Checkpoint for driver’s license is proper

Facts

In 2000, Mississippi Highway Patrol Officer Todd Miller requested permission of his supervisor to set up a vehicle checkpoint in Greene County on Highway 57. Miller received permission and the vehicle checkpoint was set up around 11:00 p.m. Miller was assisted at this checkpoint by two officers of the Greene County Sheriff’s Department.

The purpose of the checkpoint was to check for valid tags, inspection stickers, licenses and traffic violations. All vehicles were required to stop at the checkpoint. However, no log was maintained of the cars or the activity at the checkpoint.

At approximately 11:25 p.m., Tyrone Dixon was stopped by Miller. According to Miller, after stopping Dixon, he noted that Dixon smelled of alcohol and that his eyes were “kind of blurry and stuff.” When asked by Miller if he had consumed any alcohol that night, Dixon responded that he had. Dixon was then transported to the Greene County Sheriff’s Department, where he consented to an intoxilyzer test. The test showed Dixon’s blood alcohol level to be .152 percent.

Dixon was convicted of DUI first offense and sentenced to 48 hours. On appeal, he argued the checkpoint was unconstitutional. MCOA affirmed.

Analysis

In reliance on U.S. Supreme Court case Whren v. U.S., 517 U.S. 806 (1996), this court has observed that the temporary detention of an individual by the stopping of his vehicle is a seizure within the ambit of the Fourth Amendment to the United States Constitution. Any such stop must therefore be reasonable.

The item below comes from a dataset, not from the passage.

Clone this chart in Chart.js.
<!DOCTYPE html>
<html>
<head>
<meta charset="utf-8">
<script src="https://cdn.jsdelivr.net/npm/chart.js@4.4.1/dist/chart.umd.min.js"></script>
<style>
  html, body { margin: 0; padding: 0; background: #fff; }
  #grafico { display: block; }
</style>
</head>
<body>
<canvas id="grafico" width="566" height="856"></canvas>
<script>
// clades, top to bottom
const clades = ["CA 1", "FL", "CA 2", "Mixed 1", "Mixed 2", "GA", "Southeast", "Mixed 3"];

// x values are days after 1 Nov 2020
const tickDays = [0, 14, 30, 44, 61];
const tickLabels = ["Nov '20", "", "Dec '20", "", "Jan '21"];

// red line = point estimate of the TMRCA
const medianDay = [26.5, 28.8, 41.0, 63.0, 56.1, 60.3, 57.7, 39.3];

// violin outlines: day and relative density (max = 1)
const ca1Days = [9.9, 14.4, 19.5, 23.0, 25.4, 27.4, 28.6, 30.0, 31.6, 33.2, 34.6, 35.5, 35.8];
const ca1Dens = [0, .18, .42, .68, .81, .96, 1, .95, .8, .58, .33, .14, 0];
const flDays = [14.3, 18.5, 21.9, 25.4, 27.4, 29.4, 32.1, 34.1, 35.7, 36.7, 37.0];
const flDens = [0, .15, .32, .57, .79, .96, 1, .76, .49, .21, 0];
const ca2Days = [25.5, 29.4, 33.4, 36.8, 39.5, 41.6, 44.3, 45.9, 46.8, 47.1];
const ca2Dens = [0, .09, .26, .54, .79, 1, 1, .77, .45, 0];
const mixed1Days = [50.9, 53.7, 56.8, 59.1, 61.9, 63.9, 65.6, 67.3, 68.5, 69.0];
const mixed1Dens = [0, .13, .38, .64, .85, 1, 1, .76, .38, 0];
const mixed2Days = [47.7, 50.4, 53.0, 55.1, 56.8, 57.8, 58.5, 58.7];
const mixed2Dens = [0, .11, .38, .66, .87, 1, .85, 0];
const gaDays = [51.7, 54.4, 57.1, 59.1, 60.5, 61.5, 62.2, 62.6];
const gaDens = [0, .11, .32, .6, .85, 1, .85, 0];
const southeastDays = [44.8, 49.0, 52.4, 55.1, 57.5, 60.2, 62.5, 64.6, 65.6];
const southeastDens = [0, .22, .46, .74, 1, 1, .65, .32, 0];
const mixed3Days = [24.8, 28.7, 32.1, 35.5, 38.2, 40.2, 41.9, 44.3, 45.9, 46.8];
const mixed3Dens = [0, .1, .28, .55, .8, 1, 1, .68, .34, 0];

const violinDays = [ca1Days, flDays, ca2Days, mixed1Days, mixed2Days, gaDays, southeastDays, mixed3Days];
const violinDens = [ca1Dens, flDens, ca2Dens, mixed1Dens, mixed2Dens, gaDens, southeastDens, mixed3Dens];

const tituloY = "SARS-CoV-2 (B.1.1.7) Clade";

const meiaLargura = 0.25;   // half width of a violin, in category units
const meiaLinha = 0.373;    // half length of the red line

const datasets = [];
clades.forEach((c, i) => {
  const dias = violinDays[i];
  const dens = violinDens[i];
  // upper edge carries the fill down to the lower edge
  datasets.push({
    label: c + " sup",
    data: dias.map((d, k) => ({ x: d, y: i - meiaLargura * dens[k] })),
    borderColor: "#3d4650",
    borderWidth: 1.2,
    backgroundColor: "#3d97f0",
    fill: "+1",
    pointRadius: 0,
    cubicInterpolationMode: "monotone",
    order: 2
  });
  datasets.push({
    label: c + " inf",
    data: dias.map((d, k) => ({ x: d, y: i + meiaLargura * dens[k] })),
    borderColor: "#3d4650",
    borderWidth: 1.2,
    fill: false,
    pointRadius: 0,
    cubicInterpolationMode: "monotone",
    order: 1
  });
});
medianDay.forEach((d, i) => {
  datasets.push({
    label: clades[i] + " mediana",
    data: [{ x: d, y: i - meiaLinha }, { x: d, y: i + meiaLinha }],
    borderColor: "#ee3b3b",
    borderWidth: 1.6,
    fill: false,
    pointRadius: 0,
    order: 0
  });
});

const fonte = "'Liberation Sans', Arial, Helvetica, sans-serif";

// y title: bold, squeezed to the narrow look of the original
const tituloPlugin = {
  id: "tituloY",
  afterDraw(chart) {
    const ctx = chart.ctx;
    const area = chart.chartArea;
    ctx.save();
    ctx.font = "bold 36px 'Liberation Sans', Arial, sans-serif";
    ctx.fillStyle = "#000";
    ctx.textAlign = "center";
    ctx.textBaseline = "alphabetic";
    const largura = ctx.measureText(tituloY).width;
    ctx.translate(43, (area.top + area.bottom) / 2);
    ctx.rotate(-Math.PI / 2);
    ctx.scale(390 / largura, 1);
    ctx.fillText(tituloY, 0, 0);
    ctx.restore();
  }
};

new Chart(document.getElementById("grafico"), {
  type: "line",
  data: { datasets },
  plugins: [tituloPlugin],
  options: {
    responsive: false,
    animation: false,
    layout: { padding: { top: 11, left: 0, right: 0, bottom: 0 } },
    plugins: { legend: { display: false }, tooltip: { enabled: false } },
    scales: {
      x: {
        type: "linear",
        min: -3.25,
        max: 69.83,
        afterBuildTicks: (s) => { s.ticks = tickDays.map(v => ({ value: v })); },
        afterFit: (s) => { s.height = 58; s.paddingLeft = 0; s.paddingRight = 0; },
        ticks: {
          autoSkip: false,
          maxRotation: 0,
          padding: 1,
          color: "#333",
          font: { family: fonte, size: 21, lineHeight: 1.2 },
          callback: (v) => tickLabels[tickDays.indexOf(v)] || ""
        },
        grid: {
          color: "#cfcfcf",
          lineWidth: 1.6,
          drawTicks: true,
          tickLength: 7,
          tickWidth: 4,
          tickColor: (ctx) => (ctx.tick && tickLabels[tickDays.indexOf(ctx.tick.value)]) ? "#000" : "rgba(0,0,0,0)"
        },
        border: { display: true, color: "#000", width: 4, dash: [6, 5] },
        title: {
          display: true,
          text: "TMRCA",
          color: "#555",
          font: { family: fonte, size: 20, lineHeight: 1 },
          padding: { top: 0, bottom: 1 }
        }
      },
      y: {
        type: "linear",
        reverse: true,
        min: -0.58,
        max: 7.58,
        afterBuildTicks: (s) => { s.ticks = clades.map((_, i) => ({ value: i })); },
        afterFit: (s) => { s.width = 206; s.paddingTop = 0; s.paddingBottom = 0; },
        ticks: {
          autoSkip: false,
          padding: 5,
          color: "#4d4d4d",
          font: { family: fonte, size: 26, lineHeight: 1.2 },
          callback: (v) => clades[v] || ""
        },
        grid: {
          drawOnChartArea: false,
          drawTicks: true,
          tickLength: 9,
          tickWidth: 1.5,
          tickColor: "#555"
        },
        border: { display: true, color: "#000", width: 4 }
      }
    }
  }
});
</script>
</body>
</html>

The determination of what is reasonable under these circumstances requires a balance between the public interest and the individual right to personal security free from arbitrary interference by law officers. See U.S. Supreme Court case Brown v. Texas, 443 U.S. 47 (1979). This balance mandates a weighing of the gravity of the public concerns served by the seizure, the degree to which the seizure advances that public interest and the severity of the interference with individual belief.

Dixon asks this court to find that the checkpoint in this case was unconstitutional in that it (1) did not serve the public interest, (2) was not done in accordance with a standard procedure, and (3) unduly interfered with his liberty. He suggests that these three failings render the stop unreasonable and therefore unconstitutional.

We said in Briggs that the State has a legitimate interest in making certain (1) that the vehicles traveling upon its roads have been properly licensed and inspected, and (2) that the persons driving those vehicles are properly licensed to do so. The establishment of a roadblock, where all vehicles and drivers are stopped is an acceptable manner of achieving that interest.

Nothing in the record presented to this court demonstrates that a benevolent purpose was executed in a malevolent manner. Nor is there anything in the record which indicates that this roadblock was executed in an unreasonable or overly intrusive manner. Accordingly, this court finds no merit in this issue.